名古屋覚(なごや さとる 美術ジャーナリスト)
−ギャラリイK「知性の触覚 日本・25人」(2000年5月8日〜20日)パンフレットより−

 
 
 こうして書き写していても辟易してくるが、物を書く人間であれば当然持っているべき最低限の教養も言葉に対する敏感さも欠くこのグロテスクかつオイオイ大丈夫ッスカ的な文章を目にした私は、ひょっとしたらこれはあえて反面教師を装ったものかと疑い一応画廊に確認したが、そうではなく日頃感じていることをストレートに書いたものらしいということが分かって、腰が抜けそうになった。鳥肌実が「芸」としてやっていることをマジモノでやられ、こともあろうに「美術ジャーナリスト」の名において堂々と世間に流通しているとは確かに、「美術家をめぐる状況は厳しい」といえる。「絶望し、自嘲」する美術家に同意せざるをえない、ともいえる。「お前は天皇か」と一言だけツっこんでおけばいいのかもしれないが、しかし、美術が文化や社会と無関係な場所で成立しえると信じてしまう能天気な「美術」信仰、「国家」を隠れみのに舞い上がる鼻もちならない権威主義(「下駄を履いているなら下駄を愛せなんて、バカ言え。」という宮台真司の秀逸な喩えが思いだされる)、江戸時代にタイムスリップしたかのような露骨な差別観(「下を見たらキリがない」などとは、最大限譲歩しても、自分が自分に対してしか使えない言葉のはずだ)など、本人は勇ましいつもりなのだろうが、その実、自己の脆弱さを丸出しにしてなおかつそれを客観視できないこの手の放言の発話者にはやはり、欧米および美術家および知的思考および何より「日本人であること」に対する(以上推察)「コンプレックスは捨てましょう」と言っておいてあげるべきだろう。「人はあなたを『日本』の作家とみなすでしょう」、そうかもしれないしそうでないかもしれない。
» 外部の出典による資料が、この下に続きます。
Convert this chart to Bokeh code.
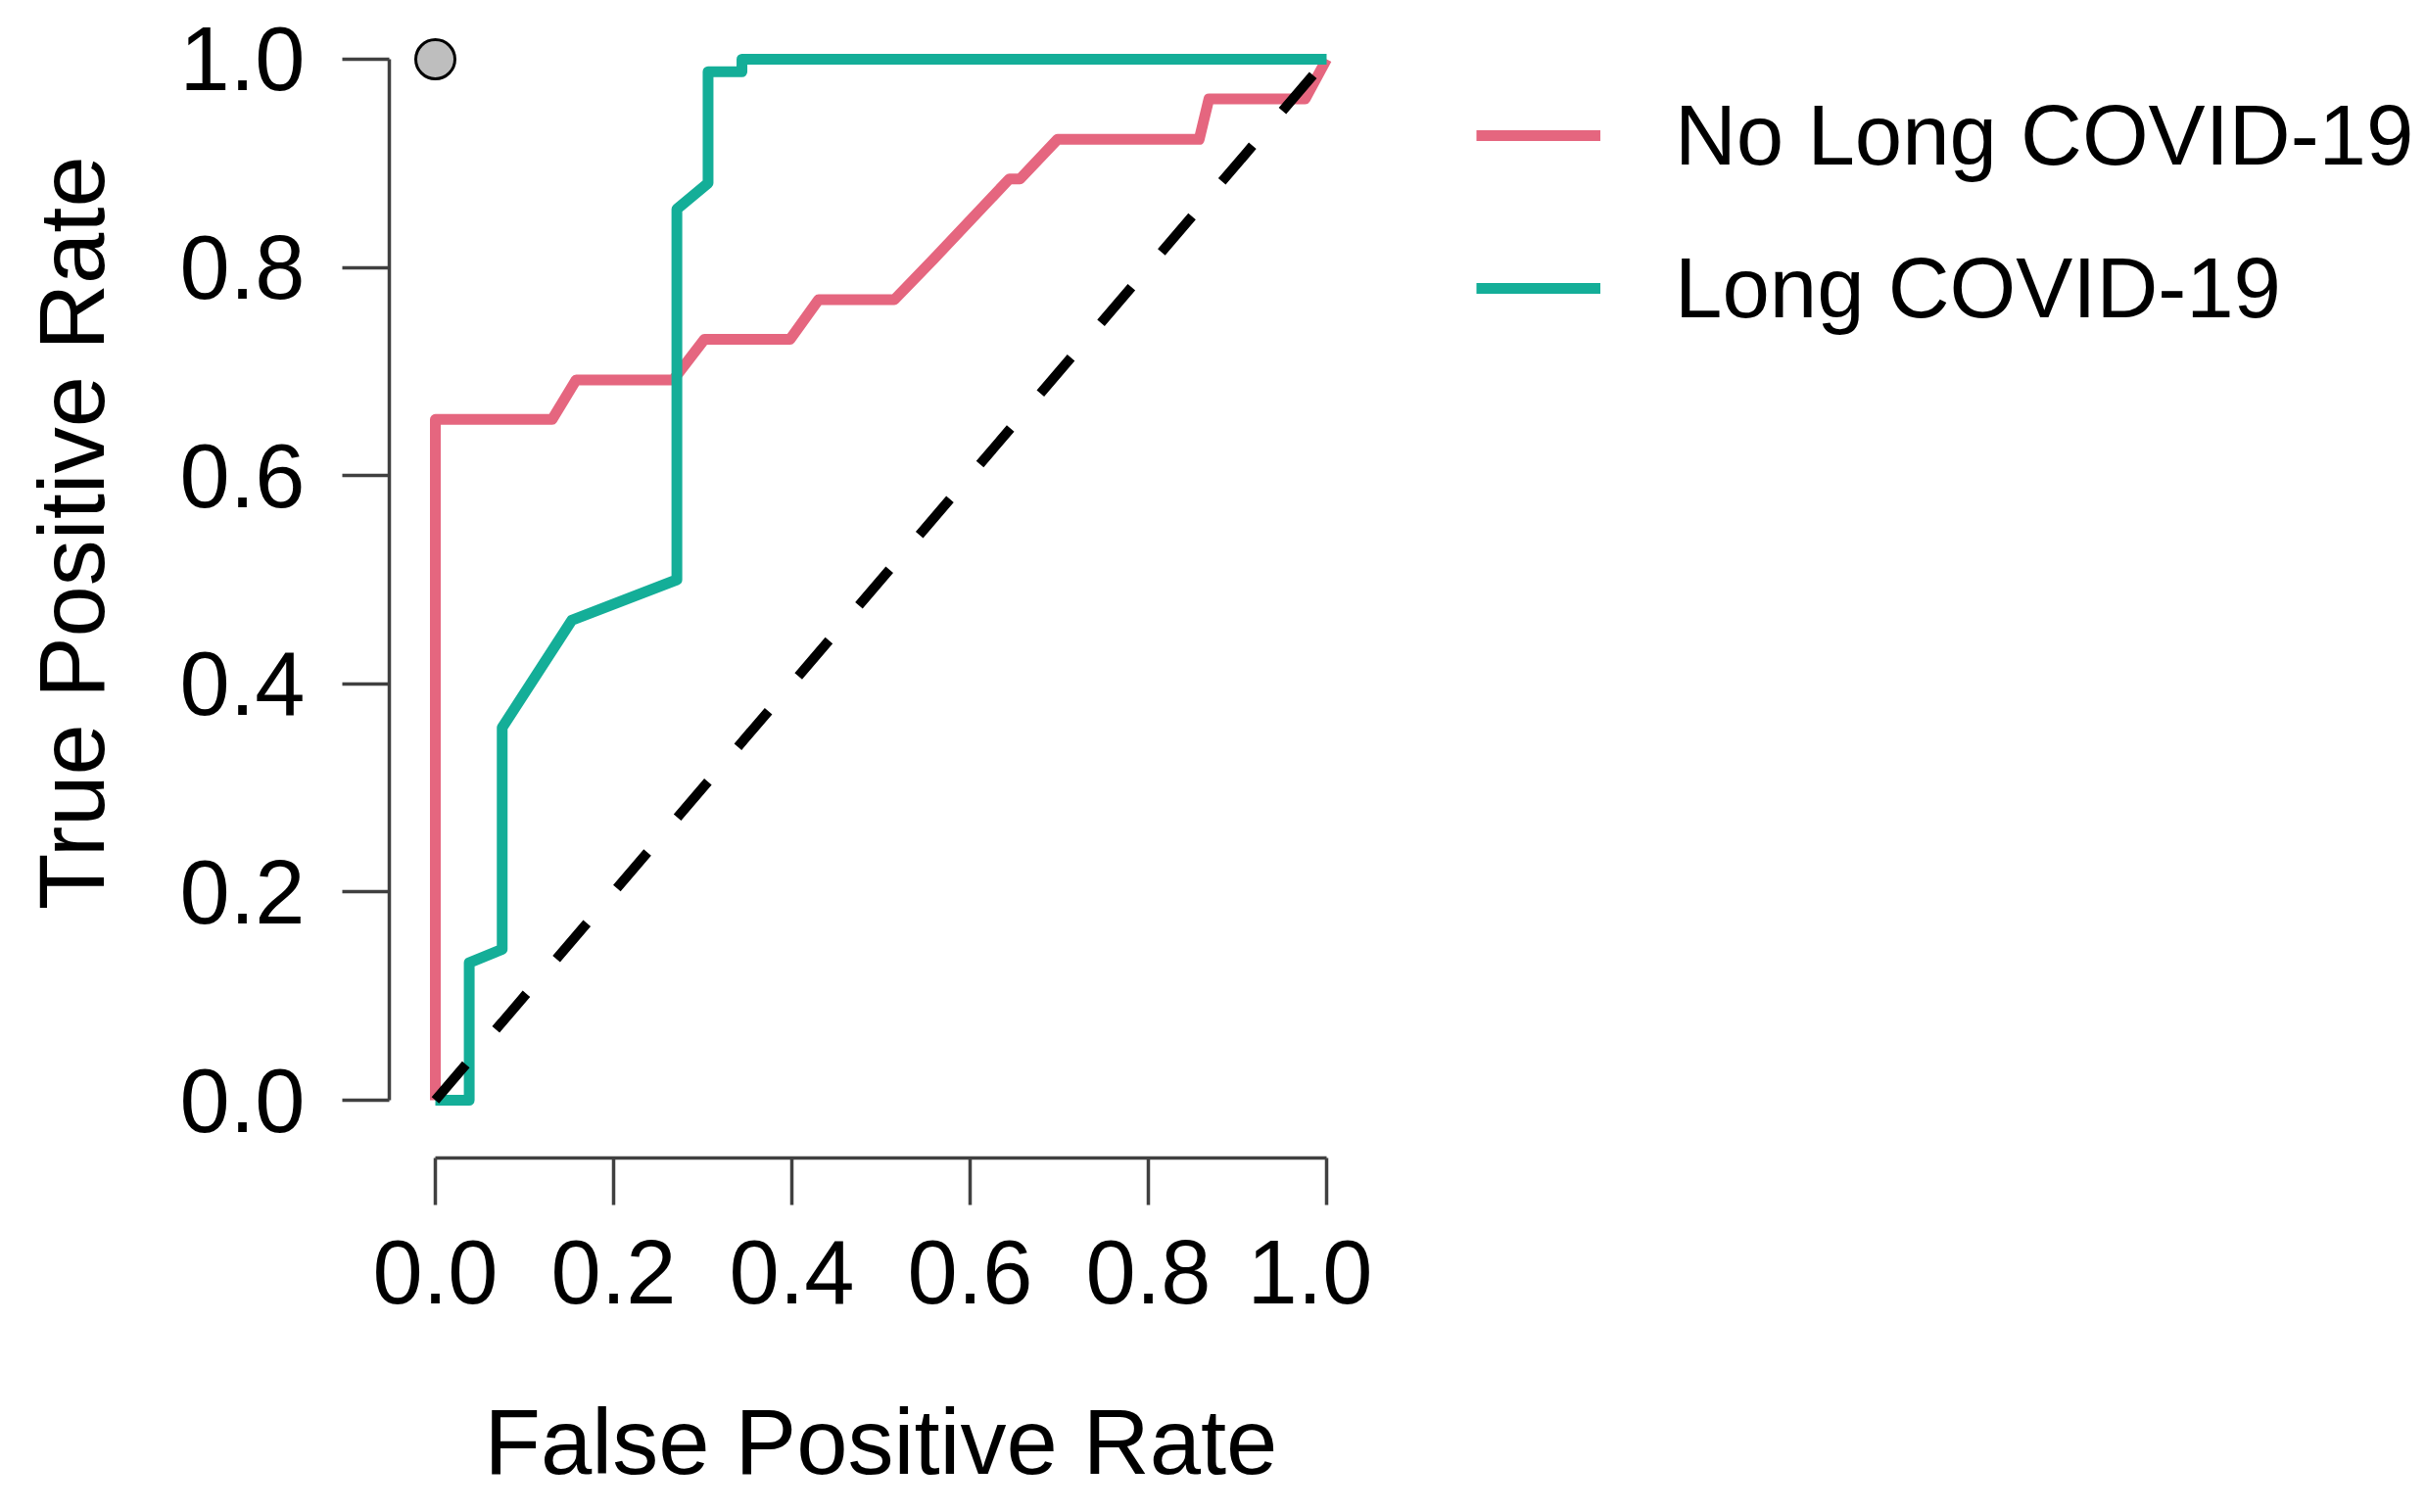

だから何? たぶん「日本国」のパスポートによって守られているんだから国に文句をたれるな、と言いたいのだろうが、たかだか一冊のパスポートによって人のアイデンティティが決定されている現状がどこか狂っている、と感じるのが正気というものではないのか。
 以上の私の感想は、グループ展の内容とかギャラリーとか美術家(氏名と作品写真一枚の他は何らの発言もデータもパンフに掲載されない上に、冒頭にあの文章を載せられた出品作家には、まったくお気の毒さまと思う)に対するものでなく、あくまで、この美術ジャーナリストを名乗る人間のこの文章に関するものである。念のため。
 というわけで、現在「アートマネージメント」として行われている活動については私自身も含めて確かに疑問も異論もあるが、それでもやはり、上のような種類の暴言、つまり「美術」や「社会」が妄想に近い観念の中で空回りしている有害な言説がそれらの活動の実践性によって減少し、いくらかでも具体性を伴った水準で議論が成立していく契機となるのであれば、まったくもってよろこばしい、基本的には全然OKッスネ、というのが(前半とやや調子が違ってしまったが)とりあえずの今回の意見である。